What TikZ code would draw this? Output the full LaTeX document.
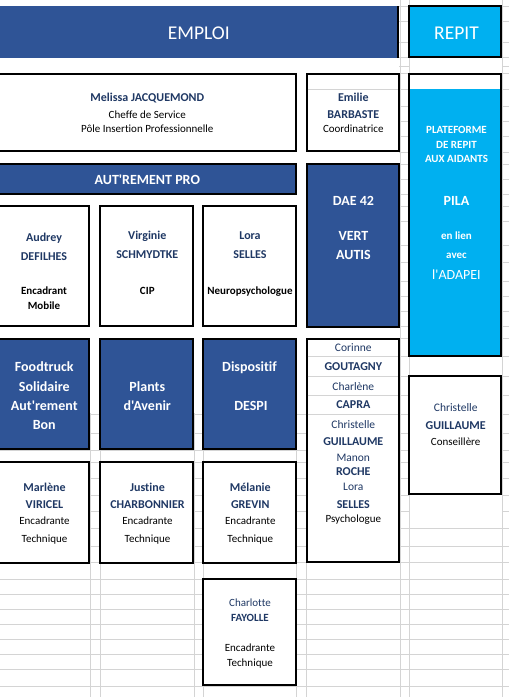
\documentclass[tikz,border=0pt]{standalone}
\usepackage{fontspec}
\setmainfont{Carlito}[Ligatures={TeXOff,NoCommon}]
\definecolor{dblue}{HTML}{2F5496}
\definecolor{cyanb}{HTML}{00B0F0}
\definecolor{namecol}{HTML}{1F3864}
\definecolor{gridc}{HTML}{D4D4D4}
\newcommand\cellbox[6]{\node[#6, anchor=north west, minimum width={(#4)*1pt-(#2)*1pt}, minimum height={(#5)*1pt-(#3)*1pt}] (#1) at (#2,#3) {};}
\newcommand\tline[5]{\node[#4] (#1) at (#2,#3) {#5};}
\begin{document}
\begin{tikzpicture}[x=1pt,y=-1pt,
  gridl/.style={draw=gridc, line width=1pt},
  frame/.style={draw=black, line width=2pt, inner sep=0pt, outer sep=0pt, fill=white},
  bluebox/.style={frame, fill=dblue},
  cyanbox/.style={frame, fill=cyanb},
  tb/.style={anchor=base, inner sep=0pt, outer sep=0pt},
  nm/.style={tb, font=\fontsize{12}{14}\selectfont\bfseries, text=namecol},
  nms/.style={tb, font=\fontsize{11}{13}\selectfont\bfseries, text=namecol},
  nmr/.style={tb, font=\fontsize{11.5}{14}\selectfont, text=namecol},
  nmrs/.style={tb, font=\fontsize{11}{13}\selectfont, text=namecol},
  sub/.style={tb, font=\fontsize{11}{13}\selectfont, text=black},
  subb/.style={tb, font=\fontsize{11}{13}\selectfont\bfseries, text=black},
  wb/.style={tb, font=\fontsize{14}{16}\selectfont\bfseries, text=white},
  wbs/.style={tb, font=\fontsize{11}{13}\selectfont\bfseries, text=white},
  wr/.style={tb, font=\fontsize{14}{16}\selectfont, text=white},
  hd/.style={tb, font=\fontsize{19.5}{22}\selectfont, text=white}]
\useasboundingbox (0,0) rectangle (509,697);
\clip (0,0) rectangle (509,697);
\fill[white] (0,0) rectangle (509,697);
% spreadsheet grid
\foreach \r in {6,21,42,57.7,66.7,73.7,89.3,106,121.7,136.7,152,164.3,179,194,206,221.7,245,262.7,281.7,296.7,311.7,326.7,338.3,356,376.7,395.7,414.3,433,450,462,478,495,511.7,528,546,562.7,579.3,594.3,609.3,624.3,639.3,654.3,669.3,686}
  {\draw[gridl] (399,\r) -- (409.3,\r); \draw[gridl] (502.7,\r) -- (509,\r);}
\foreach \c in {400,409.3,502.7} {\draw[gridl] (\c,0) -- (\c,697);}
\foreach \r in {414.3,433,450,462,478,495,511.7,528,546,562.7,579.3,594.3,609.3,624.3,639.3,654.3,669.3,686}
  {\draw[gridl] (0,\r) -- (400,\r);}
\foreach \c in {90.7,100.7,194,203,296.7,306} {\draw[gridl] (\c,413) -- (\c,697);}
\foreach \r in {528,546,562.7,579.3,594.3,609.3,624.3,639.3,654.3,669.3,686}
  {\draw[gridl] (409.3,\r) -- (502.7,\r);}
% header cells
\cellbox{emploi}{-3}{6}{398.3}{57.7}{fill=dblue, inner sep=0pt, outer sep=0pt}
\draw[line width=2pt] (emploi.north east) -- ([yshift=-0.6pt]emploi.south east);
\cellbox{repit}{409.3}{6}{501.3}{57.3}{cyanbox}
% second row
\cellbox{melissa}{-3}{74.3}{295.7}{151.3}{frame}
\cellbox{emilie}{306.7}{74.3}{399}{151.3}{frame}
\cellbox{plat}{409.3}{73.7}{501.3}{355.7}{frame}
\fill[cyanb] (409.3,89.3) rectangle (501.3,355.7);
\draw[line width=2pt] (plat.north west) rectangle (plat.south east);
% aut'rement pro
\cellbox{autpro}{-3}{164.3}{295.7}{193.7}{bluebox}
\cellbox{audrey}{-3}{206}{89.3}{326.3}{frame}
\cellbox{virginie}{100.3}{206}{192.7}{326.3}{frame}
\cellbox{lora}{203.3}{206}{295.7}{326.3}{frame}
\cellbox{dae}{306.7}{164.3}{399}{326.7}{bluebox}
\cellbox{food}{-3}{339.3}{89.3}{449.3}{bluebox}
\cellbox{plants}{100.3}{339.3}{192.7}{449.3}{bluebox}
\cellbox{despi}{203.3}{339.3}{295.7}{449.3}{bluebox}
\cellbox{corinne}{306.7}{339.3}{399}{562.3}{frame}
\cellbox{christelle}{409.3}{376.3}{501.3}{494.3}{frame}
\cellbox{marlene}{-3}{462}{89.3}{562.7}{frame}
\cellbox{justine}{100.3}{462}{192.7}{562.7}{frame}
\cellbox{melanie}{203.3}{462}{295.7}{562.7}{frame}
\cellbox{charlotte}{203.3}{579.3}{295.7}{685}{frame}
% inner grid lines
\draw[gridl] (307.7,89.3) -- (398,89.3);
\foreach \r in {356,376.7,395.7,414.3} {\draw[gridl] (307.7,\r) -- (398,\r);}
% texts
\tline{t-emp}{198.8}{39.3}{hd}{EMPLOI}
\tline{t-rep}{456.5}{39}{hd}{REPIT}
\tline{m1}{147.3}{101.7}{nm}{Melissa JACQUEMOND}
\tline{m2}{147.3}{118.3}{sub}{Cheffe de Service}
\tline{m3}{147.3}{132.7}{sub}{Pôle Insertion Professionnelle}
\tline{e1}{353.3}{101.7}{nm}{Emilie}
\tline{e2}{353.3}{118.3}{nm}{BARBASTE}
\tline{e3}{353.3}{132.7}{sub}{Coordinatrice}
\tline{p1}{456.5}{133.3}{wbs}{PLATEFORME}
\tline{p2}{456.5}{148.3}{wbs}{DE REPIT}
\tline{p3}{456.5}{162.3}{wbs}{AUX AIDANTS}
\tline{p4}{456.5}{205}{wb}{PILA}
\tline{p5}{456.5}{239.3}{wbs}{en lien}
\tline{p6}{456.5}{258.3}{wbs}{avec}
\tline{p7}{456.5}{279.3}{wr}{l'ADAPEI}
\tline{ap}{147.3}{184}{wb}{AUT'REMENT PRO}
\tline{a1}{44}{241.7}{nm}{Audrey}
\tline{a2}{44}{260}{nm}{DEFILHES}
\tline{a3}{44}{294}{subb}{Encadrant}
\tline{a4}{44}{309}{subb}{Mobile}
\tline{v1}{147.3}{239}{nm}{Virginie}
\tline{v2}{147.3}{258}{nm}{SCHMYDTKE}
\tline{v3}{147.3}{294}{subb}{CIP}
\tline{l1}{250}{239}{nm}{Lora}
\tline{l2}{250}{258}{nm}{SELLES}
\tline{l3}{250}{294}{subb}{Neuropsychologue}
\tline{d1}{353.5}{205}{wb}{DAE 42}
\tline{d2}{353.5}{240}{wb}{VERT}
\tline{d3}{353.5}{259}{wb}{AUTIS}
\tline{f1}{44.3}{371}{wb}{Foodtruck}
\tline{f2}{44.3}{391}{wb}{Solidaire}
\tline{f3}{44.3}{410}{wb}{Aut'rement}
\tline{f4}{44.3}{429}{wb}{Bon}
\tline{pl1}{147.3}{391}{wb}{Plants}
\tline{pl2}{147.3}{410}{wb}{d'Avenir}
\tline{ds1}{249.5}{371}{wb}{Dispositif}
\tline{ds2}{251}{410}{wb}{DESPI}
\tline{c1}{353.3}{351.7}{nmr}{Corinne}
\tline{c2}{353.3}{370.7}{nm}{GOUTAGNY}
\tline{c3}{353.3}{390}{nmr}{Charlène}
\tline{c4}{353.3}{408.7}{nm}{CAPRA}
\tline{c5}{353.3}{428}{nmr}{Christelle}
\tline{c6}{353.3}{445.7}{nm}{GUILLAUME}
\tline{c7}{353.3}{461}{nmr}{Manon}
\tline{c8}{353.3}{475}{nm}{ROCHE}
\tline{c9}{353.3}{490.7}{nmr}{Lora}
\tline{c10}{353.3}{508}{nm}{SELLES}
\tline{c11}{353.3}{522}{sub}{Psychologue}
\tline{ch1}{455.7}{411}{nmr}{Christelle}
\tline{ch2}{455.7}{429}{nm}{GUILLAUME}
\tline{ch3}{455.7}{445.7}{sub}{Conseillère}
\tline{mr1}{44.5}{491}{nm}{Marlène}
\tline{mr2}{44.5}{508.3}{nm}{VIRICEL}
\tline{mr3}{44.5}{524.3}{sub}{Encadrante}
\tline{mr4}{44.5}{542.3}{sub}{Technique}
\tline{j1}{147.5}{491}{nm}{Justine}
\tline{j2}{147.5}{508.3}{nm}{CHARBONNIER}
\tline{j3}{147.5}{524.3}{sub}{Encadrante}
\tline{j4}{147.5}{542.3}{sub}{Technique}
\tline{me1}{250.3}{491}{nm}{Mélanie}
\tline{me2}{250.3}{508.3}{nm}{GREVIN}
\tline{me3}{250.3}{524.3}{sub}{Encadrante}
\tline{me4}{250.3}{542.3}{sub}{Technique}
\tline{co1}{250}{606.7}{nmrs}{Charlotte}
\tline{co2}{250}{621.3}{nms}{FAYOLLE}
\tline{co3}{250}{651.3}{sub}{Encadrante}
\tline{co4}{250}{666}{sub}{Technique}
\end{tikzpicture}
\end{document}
· · · ·
Aim of the task: List all lines holding the string "draw".

Exercise response:
What TikZ code would draw this? Output the full LaTeX document.
  gridl/.style={draw=gridc, line width=1pt},
  frame/.style={draw=black, line width=2pt, inner sep=0pt, outer sep=0pt, fill=white},
  {\draw[gridl] (399,\r) -- (409.3,\r); \draw[gridl] (502.7,\r) -- (509,\r);}
\foreach \c in {400,409.3,502.7} {\draw[gridl] (\c,0) -- (\c,697);}
  {\draw[gridl] (0,\r) -- (400,\r);}
\foreach \c in {90.7,100.7,194,203,296.7,306} {\draw[gridl] (\c,413) -- (\c,697);}
  {\draw[gridl] (409.3,\r) -- (502.7,\r);}
\draw[line width=2pt] (emploi.north east) -- ([yshift=-0.6pt]emploi.south east);
\draw[line width=2pt] (plat.north west) rectangle (plat.south east);
\draw[gridl] (307.7,89.3) -- (398,89.3);
\foreach \r in {356,376.7,395.7,414.3} {\draw[gridl] (307.7,\r) -- (398,\r);}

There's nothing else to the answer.